Les rentiers en pleurant achevèrent Montreuil.

Ce que je vois de plus clair dans cette vilaine histoire, c'est que madame la Comtesse a, pour être payée, cent moyens refusés à un honnête bourgeois de Paris tel que moi; et que si j'avais l'honneur d'être à sa place, je serais sûr de ne rien perdre.

Si l'on pouvait se consoler par les charmes de l'esprit et de la figure, par la conscience de ce que l'on vaut, c'est à cela qu'il faudrait vous renvoyer; mais vous aurez encore cela par-dessus le marché; ce sont les vœux bien sincères du plus respectueux de vos admirateurs.
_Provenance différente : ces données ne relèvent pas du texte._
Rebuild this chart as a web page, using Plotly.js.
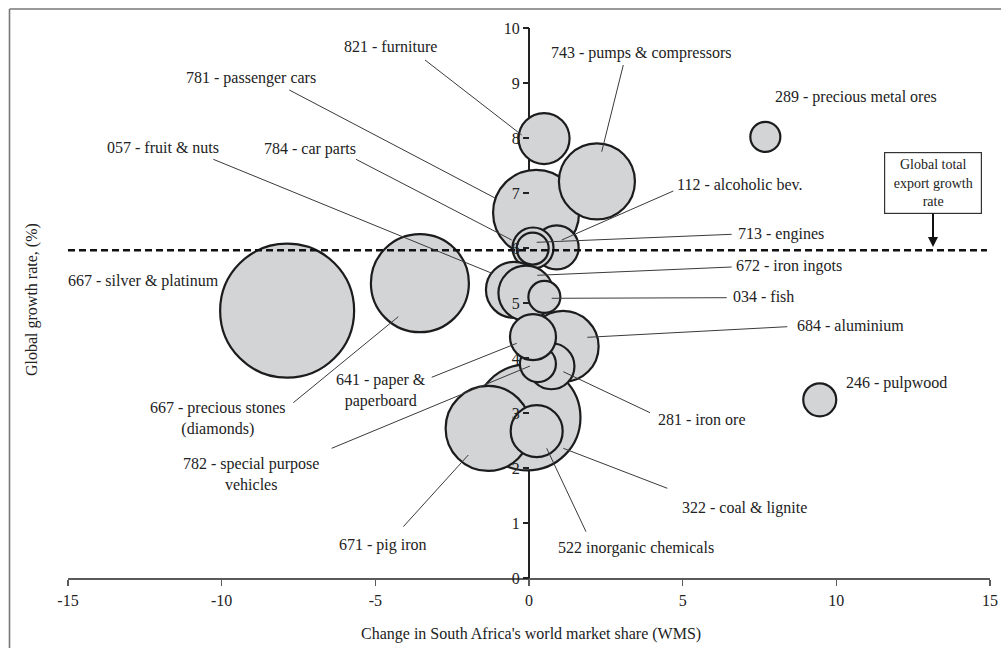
<!DOCTYPE html>
<html>
<head>
<meta charset="utf-8">
<script src="https://cdn.plot.ly/plotly-3.0.1.min.js"></script>
<style>html,body{margin:0;padding:0;background:#fff;}#chart{width:1001px;height:648px;}</style>
</head>
<body>
<div id="chart"></div>
<script>
// ---- data (draw order: back to front) ----
const products = ['667 - silver & platinum','667 - precious stones','322 - coal & lignite','671 - pig iron','522 inorganic chemicals',
  '781 - passenger cars','743 - pumps & compressors','821 - furniture','112 - alcoholic bev.','784 - car parts','713 - engines',
  '057 - fruit & nuts','672 - iron ingots','034 - fish','684 - aluminium','281 - iron ore','782 - special purpose vehicles',
  '641 - paper & paperboard','289 - precious metal ores','246 - pulpwood'];
const wmsChange = [-7.87,-3.55,-0.05,-1.33,0.25, 0.23,2.21,0.49,0.90,0.13,0.12, -0.49,-0.10,0.50,1.11,0.73,0.29, 0.13,7.69,9.46];
const growthRate = [4.86,5.36,2.92,2.72,2.67, 6.64,7.21,7.99,6.01,6.00,5.99, 5.24,5.18,5.11,4.21,3.85,3.89, 4.38,8.02,3.24];
const bubbleSize = [134,98,106,85,52, 86,76,51,44,41,32, 56,55,32,71,46,36, 46,30,33];
const globalRate = 5.96;
const xTicks = [-15,-10,-5,0,5,10,15];
const yTicks = [0,1,2,3,4,5,6,7,8,9,10];

// ---- label layout (pixel positions of text and leader lines) ----
const labels = [
 {t:'821 - furniture', c:[390,46], l:[425,60,521.7,135]},
 {t:'743 - pumps & compressors', c:[641,53], l:[623.3,65,601.7,151.7]},
 {t:'781 - passenger cars', c:[251,78], l:[289.3,90,495,198]},
 {t:'057 - fruit & nuts', c:[163,147], l:[213.3,159.3,492,273.3]},
 {t:'784 - car parts', c:[310,149], l:[356,159.3,511.7,240]},
 {t:'667 - silver & platinum', c:[143,281]},
 {t:'289 - precious metal ores', c:[856,97]},
 {t:'112 - alcoholic bev.', c:[739,184], l:[673.3,191,561.7,240]},
 {t:'713 - engines', c:[781,233.5], l:[731.7,234.3,536.7,242.3]},
 {t:'672 - iron ingots', c:[789,266], l:[731.7,267,537.3,275.3]},
 {t:'034 - fish', c:[763,296.5], l:[726.7,297.7,551.7,298.3]},
 {t:'684 - aluminium', c:[850,325], l:[787.3,326.7,587.3,337.3]},
 {t:'246 - pulpwood', c:[896,383]},
 {t:'281 - iron ore', c:[702,419], l:[650,412.7,563.3,371.7]},
 {t:'322 - coal & lignite', c:[744,508], l:[667.3,488.3,563.3,448.3]},
 {t:'522 inorganic chemicals', c:[636,547.5], l:[586,531.7,546.7,448.3]},
 {t:'671 - pig iron', c:[383,545], l:[403.3,526.7,468.3,455]},
 {t:'782 - special purpose<br>vehicles', c:[251,474], l:[331.7,448.3,530,366]},
 {t:'641 - paper &<br>paperboard', c:[381,390], l:[431.7,377.3,516.7,343.3]},
 {t:'667 - precious stones<br>(diamonds)', c:[218,418], l:[293.3,402.7,398.3,316.7]}
];

const M = {l:68, r:11, t:28, b:70};
const W = 1001, H = 648;
const pw = W - M.l - M.r, ph = H - M.t - M.b;
const px2x = p => (p - M.l) / pw * 30 - 15;
const py2y = p => (H - M.b - p) / ph * 10;
const FONT = 'Liberation Serif, Times New Roman, serif';
const TXT = '#222';

const bubbles = {
  type:'scatter', mode:'markers', x: wmsChange, y: growthRate, text: products,
  hoverinfo:'text',
  marker:{size: bubbleSize, sizemode:'diameter', color:'#d3d4d6', opacity:1,
          line:{color:'#1c1c1c', width:2.2}},
  cliponaxis:false, showlegend:false
};
const dashed = {
  type:'scatter', mode:'lines', x:[-15, 14.9], y:[globalRate, globalRate],
  line:{color:'#111', width:2.6, dash:'7px,4px'}, hoverinfo:'skip', showlegend:false
};

const annotations = labels.map(o => ({
  xref:'x', yref:'y', x: px2x(o.c[0]), y: py2y(o.c[1]), text:o.t, showarrow:false,
  xanchor:'center', yanchor:'middle', align:'center',
  font:{family:FONT, size:16, color:TXT}
}));
annotations.push({
  xref:'x', yref:'y', x: px2x(933), y: py2y(247),
  text:'Global total<br>export growth<br>rate', showarrow:true,
  ax:0, ay:-64, arrowhead:2, arrowsize:1, arrowwidth:2, arrowcolor:'#111',
  bordercolor:'#333', borderwidth:1.2, bgcolor:'#fff', width:94, height:58,
  font:{family:FONT, size:14, color:TXT}
});
annotations.push({
  xref:'paper', yref:'paper', x:(530.5 - M.l)/pw, y:(H - M.b - 634)/ph,
  text:"Change in South Africa's world market share (WMS)", showarrow:false,
  xanchor:'center', yanchor:'middle', font:{family:FONT, size:16, color:TXT}
});
annotations.push({
  xref:'paper', yref:'paper', x:(32 - M.l)/pw, y:(H - M.b - 300)/ph,
  text:'Global growth rate, (%)', showarrow:false, textangle:-90,
  xanchor:'center', yanchor:'middle', font:{family:FONT, size:16, color:TXT}
});

const shapes = labels.filter(o => o.l).map(o => ({
  type:'line', xref:'x', yref:'y', x0:px2x(o.l[0]), y0:py2y(o.l[1]), x1:px2x(o.l[2]), y1:py2y(o.l[3]),
  line:{color:'#3a3a3a', width:1}, layer:'above'
}));
// outer frame (top and left)
shapes.push({type:'line', xref:'paper', yref:'paper', x0:(9.5-M.l)/pw, x1:(1001-M.l)/pw,
  y0:(H-M.b-9)/ph, y1:(H-M.b-9)/ph, line:{color:'#777', width:1.6}});
shapes.push({type:'line', xref:'paper', yref:'paper', x0:(9.5-M.l)/pw, x1:(9.5-M.l)/pw,
  y0:(H-M.b-9)/ph, y1:(H-M.b-648)/ph, line:{color:'#777', width:1.6}});

const layout = {
  width:W, height:H, margin:M, paper_bgcolor:'#fff', plot_bgcolor:'rgba(0,0,0,0)',
  showlegend:false, hovermode:'closest',
  font:{family:FONT, size:16, color:TXT},
  xaxis:{range:[-15,15], tickvals:xTicks, ticktext:xTicks.map(String), showgrid:false,
    showline:true, linecolor:'#5a5a5a', linewidth:2.4, ticks:'outside', ticklen:6, tickwidth:1.5,
    tickcolor:'#5a5a5a', zeroline:true, zerolinecolor:'#222', zerolinewidth:1.6,
    tickfont:{family:FONT, size:16, color:TXT}, fixedrange:true},
  yaxis:{range:[0,10], tickvals:yTicks, anchor:'free', position:0.5, side:'left',
    showline:false, showgrid:false, zeroline:false, ticks:'outside', ticklen:6, tickwidth:1.3,
    tickcolor:'#222', tickfont:{family:FONT, size:16, color:TXT}, fixedrange:true},
  annotations, shapes
};

Plotly.newPlot('chart', [bubbles, dashed], layout, {displayModeBar:false, staticPlot:true});
</script>
</body>
</html>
Après avoir vu si bonnement le public sous le charme, MM, de Piis et Barré s'étaient persuadés sans doute que l'illusion devait durer toujours. Le triste accueil qu'on a fait à leur Gáteau des Rois ne parut pas même les avoir désabusés; ils avaient annoncé hautement qu'ils se vengeraient du peu de goût que le public avait montré pour leur Gâteau, en le régalant de leurs Foins; mais cette ingénieuse gaieté a mal réussi. La Coupe des Foins, ou l'Oiseau perdu et retrouvé,

donné, pour la première fois, sur le Théâtre de leurs succès, le mardi 5, n'a pas survécu long temps au Mariage in extremis, dont ils l'avaient fait précéder, et qui n'a pas reparu depuis la première représentation. Les deux nouveautés ne méritaient guère un meilleur sort.

Le sujet du Mariage in extremis est tiré des Lettres du chevalier d'Her....., de Fontenelle. C'est l'Histoire du jeune homme qui, pour obtenir la main de la veuve dont il est amoureux, lui déclare qu'il est résolu de se laisser mourir de faim, et qu'il ne sortira de chez elle que mort ou marié. Le valet du jeune homme fait la même déclaration à la soubrette. Un bon souper, que le jeune homme a eu soin de faire cacher dans un secrétaire de l'appartement de la Dame, rend l'épreuve moins pénible; mais l'action de cette petite comédie n'en est ni plus naturelle ni plus piquante. Dans les Lettres, le jeûne prétendu de l'amant dure au moins quatre jours; dans la comédie, il dure à peine quelques heures, et la veuve n'en est pas moins attendrie. Ces invraisemblances, quelque choquantes qu'elles soient, le sont moins que la platitude et le mauvais ton d'un dialogue rempli de pointes, de qualibets et de trivialités, défauts plus sensibles encore dans un ouvrage qui paraît avoir toutes les prétentions d'une vraie comédie.

Le sujet de la Coupe des Foins n'est pas beaucoup plus heureux. Alain est l'amant d'Hélène.